One person close to the Thunder described Donovan as a “good partner” — a phrase that speaks to both the internal respect he commands and his deferential role within a star-driven organization. Even if Presti did conclude that Donovan was lacking, Oklahoma City’s next coach would be stuck managing Westbrook’s same fundamental flaws.

That puts Presti back where he has been each summer since before Durant’s exit: trying to shuffle the deck chairs around his stars. His options this year aren’t particularly appetizing, and his hands are tied. It’s extraordinarily difficult to construct a contender around a poor-shooting, high-usage guard, Oklahoma City already has parted with two future first-round picks in previous trades, and the roster lacks quality young prospects to sweeten trade packages.

Presti could try to trade Adams, a gritty center whose offensive rebounding and interior defensive presence have made him a strong fit alongside Westbrook and George. But there are complicating factors of all kinds. Oklahoma City relies heavily on Adams thanks to a front line that is perilously thin, and he has proved to be one of the most dependable staring centers in the league. At the same time, he didn’t play particularly well against the Blazers and is owed more than $50 million over the next two seasons.

Would Presti be selling low by parting with a traditional center with no ability to shoot the three immediately after a dud series? Would he be forced to seek a center in return in an Adams deal, a la the Memphis Grizzlies’ swap of Marc Gasol for Jonas Valanciunas of the Toronto Raptors?

The alternatives only get less ambitious. Presti could try to trade Schroder, a streaky scoring guard who probably won’t return much of value. He could try to package some of his smaller expiring contracts for a shooter, but Oklahoma City’s barren wings need more than a single shooter.

Or he can mostly sit on his hands, grit his teeth at a huge luxury tax bill, and hope that Andre Roberson’s return from a season-long knee injury improves the Thunder’s defense enough that it can win a playoff series in 2020.

Presti has tried his best to cycle assets in the past.

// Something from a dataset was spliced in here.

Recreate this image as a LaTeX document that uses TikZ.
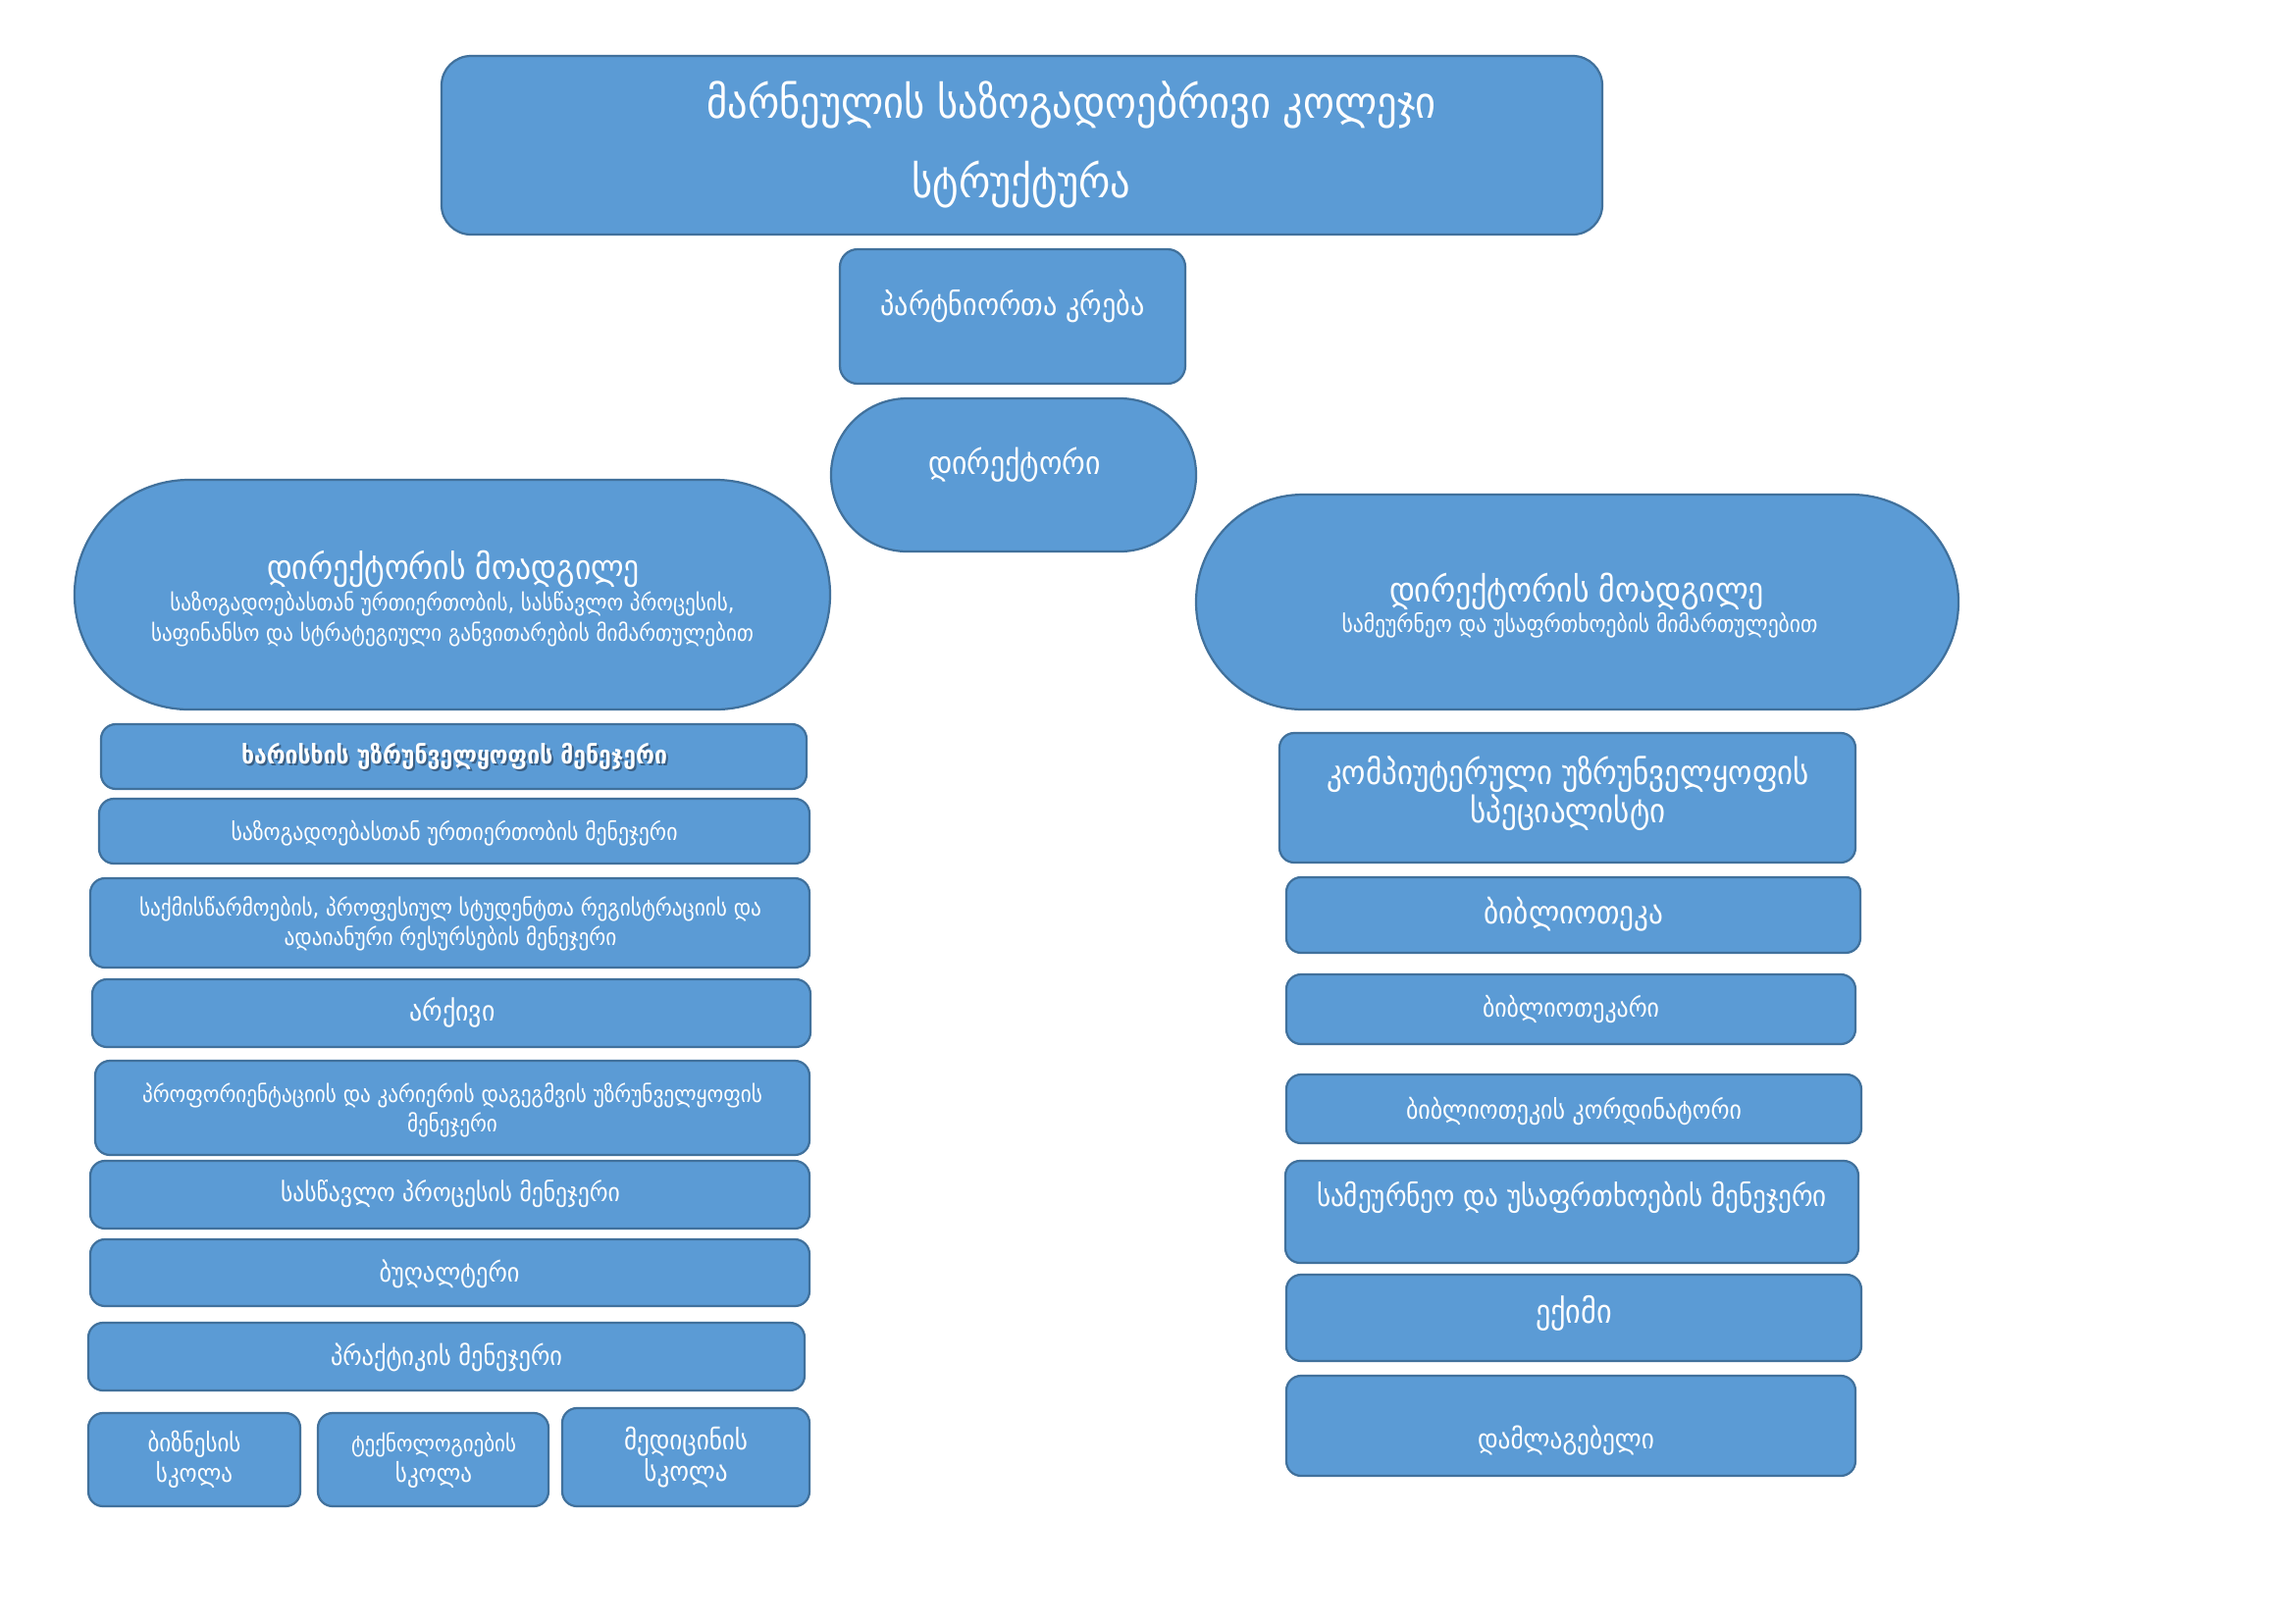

He traded for Carmelo Anthony and then traded Anthony for Schroder a year later. Both moves failed to move the needle, though, and it’s difficult to see which of the above scenarios would set the Thunder on a more promising course.

The central issue has become this: If Westbrook is going to miss 64 percent of his shots and lose his matchup in the playoffs, where will any of this lead? How many minor wins on the margins are necessary if the center cannot hold?

Over the past three years, the Thunder has been almost solely focused on getting Westbrook the help he needs to contend. It’s fair to wonder now whether that has become a flawed premise.